## WHAT THE TASK ASKS
Copy out all the lines in the records that include the word "Give".

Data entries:

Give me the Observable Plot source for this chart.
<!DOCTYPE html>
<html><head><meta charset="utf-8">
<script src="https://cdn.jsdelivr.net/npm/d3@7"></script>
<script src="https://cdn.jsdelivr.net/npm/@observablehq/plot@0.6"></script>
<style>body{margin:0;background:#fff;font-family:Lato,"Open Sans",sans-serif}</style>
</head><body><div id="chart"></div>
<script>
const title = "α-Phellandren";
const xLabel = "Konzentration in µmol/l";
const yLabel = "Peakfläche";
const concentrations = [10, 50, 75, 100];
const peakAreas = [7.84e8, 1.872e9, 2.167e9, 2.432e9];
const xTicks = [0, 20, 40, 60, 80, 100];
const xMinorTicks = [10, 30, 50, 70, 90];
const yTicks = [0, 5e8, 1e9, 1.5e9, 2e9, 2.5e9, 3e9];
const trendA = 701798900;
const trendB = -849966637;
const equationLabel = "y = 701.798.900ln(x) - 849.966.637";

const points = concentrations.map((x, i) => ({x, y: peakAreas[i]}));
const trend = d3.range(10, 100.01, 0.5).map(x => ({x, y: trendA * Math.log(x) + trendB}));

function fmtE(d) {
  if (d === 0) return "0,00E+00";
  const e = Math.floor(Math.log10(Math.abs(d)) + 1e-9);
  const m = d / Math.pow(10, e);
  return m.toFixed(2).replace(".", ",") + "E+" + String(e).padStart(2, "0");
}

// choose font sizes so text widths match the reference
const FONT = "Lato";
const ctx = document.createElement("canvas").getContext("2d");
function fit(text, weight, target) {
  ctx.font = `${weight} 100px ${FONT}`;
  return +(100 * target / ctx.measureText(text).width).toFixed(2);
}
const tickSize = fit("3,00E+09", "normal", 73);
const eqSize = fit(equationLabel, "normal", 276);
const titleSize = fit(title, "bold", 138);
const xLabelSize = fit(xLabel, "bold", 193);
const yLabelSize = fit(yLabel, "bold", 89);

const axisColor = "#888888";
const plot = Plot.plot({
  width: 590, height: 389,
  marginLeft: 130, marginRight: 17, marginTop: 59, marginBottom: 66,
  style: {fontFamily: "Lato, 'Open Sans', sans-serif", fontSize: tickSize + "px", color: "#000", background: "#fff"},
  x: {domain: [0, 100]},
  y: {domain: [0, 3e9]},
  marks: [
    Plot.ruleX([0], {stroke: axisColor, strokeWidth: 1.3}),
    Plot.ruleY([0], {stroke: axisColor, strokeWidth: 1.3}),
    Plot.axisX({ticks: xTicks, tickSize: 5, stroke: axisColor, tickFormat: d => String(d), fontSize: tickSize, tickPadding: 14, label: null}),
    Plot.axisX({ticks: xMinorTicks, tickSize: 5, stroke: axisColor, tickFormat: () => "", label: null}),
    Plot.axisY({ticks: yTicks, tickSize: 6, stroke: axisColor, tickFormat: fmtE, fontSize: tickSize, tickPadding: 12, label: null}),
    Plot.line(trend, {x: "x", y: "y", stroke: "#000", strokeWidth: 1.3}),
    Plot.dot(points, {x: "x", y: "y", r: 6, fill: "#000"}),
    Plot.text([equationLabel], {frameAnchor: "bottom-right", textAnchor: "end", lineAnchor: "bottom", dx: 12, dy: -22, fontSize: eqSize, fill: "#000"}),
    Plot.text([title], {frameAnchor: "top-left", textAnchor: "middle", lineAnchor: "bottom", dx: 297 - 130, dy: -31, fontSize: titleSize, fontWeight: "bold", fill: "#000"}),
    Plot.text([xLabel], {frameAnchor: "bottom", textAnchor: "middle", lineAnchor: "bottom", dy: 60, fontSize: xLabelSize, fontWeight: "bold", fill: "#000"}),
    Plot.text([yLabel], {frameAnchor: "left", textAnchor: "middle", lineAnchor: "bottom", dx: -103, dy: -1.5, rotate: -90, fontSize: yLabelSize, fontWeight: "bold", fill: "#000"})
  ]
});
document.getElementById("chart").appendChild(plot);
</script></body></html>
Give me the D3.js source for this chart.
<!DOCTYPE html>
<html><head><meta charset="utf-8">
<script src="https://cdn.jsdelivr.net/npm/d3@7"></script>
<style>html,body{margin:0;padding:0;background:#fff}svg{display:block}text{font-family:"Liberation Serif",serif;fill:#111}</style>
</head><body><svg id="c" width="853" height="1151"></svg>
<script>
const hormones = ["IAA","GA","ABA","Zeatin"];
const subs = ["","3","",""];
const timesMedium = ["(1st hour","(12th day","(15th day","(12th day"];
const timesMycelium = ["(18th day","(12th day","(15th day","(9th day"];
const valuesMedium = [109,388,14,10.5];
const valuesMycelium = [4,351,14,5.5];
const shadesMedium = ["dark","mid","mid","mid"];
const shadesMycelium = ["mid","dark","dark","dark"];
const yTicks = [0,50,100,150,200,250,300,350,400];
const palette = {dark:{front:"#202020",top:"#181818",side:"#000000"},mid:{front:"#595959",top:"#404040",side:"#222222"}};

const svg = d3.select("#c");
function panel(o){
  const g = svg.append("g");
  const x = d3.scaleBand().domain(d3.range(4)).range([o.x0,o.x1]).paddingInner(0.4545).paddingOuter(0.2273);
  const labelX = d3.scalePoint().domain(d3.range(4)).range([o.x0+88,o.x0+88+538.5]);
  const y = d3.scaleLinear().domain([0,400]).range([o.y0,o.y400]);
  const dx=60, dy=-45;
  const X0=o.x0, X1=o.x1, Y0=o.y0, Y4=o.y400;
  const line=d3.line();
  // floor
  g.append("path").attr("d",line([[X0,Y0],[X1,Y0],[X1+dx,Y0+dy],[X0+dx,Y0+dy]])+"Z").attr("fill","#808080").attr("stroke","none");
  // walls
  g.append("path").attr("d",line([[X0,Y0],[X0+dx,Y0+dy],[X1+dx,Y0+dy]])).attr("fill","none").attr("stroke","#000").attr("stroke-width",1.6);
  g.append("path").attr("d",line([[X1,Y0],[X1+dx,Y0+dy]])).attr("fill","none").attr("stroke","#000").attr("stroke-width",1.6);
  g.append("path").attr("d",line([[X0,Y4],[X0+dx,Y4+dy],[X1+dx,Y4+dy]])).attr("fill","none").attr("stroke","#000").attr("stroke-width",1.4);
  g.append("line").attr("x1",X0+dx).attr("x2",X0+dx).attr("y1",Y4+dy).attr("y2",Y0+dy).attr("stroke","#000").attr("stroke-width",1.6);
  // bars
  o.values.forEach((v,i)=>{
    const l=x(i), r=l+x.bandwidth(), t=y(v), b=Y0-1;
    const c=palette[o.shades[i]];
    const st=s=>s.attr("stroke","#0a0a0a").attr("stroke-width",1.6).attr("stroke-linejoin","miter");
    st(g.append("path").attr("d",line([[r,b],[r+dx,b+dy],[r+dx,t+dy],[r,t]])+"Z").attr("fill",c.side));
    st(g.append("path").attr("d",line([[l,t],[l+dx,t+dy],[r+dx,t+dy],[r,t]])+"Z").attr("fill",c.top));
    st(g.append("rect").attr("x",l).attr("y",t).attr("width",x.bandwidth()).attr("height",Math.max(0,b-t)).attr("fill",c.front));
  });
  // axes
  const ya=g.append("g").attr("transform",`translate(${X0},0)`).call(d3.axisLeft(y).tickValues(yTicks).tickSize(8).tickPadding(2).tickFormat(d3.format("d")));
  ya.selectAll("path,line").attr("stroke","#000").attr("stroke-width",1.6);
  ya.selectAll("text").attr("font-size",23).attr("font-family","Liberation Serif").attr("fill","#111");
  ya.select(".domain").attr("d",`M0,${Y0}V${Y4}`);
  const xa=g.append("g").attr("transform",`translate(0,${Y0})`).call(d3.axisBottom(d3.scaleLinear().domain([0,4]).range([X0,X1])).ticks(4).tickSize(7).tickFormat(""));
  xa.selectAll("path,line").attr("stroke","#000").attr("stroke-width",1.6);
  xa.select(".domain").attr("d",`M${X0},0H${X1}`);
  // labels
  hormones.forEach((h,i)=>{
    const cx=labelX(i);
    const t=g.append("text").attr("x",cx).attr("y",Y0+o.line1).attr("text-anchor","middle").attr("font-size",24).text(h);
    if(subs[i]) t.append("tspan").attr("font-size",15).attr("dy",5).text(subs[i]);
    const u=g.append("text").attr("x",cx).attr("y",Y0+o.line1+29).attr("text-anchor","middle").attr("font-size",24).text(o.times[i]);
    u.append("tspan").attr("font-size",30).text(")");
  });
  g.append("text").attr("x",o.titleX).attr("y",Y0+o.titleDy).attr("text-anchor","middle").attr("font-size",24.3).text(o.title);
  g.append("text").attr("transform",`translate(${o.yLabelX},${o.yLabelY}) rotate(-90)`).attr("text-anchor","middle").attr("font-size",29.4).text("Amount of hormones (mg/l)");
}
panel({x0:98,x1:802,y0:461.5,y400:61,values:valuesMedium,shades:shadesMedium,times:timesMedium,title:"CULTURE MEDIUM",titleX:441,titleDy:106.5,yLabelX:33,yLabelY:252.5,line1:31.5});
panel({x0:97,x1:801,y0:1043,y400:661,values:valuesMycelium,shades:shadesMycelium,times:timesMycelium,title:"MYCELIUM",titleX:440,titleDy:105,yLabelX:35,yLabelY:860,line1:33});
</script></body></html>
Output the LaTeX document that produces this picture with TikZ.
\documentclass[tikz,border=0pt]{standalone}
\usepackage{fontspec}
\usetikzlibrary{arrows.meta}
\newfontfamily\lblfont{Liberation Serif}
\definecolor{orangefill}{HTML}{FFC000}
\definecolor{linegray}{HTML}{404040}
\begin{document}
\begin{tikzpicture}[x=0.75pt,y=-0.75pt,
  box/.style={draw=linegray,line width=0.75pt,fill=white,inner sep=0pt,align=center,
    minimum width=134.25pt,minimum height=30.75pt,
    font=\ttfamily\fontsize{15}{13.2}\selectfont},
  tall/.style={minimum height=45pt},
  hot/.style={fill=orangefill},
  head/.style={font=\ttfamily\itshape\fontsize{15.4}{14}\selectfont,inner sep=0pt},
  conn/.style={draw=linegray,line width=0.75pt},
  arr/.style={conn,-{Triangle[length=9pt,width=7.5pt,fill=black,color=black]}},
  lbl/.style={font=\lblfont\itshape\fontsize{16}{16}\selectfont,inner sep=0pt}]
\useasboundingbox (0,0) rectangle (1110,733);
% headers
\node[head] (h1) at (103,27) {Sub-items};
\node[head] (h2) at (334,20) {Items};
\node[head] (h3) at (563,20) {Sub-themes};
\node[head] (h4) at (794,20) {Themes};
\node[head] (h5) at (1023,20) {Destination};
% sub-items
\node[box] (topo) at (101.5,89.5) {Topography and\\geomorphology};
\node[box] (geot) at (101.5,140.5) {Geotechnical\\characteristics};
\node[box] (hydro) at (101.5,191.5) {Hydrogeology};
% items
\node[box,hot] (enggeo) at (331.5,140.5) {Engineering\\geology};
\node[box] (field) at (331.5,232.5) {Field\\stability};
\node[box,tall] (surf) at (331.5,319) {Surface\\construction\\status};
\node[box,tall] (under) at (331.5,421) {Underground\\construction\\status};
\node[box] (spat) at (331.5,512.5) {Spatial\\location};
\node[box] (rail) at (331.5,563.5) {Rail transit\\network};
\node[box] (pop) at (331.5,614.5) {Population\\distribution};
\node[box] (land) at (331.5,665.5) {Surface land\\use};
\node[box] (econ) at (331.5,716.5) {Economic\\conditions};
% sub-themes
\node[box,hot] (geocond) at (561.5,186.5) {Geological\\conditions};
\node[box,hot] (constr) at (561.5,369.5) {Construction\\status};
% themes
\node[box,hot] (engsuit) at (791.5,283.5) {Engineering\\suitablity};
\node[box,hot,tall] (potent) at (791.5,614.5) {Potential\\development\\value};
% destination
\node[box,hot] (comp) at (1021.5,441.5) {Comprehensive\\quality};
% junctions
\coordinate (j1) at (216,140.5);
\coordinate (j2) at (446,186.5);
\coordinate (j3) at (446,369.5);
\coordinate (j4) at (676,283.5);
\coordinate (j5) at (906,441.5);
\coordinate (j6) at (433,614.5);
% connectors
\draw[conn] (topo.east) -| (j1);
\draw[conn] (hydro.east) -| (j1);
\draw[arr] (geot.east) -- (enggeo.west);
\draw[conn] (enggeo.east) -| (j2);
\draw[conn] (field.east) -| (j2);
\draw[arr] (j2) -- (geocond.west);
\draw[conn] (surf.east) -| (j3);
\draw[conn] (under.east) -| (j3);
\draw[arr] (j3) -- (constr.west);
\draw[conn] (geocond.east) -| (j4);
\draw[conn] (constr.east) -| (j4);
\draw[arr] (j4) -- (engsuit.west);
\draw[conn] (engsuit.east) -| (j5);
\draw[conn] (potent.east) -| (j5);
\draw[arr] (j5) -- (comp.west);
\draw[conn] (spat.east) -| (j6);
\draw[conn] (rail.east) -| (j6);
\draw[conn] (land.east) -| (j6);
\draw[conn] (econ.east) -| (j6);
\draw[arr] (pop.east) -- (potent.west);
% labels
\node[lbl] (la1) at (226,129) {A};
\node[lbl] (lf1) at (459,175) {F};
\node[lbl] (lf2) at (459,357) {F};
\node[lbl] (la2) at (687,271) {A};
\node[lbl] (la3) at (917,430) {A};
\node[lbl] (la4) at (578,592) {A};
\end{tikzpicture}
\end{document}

## EXERCISE RESULT
Give me the Observable Plot source for this chart.
Give me the D3.js source for this chart.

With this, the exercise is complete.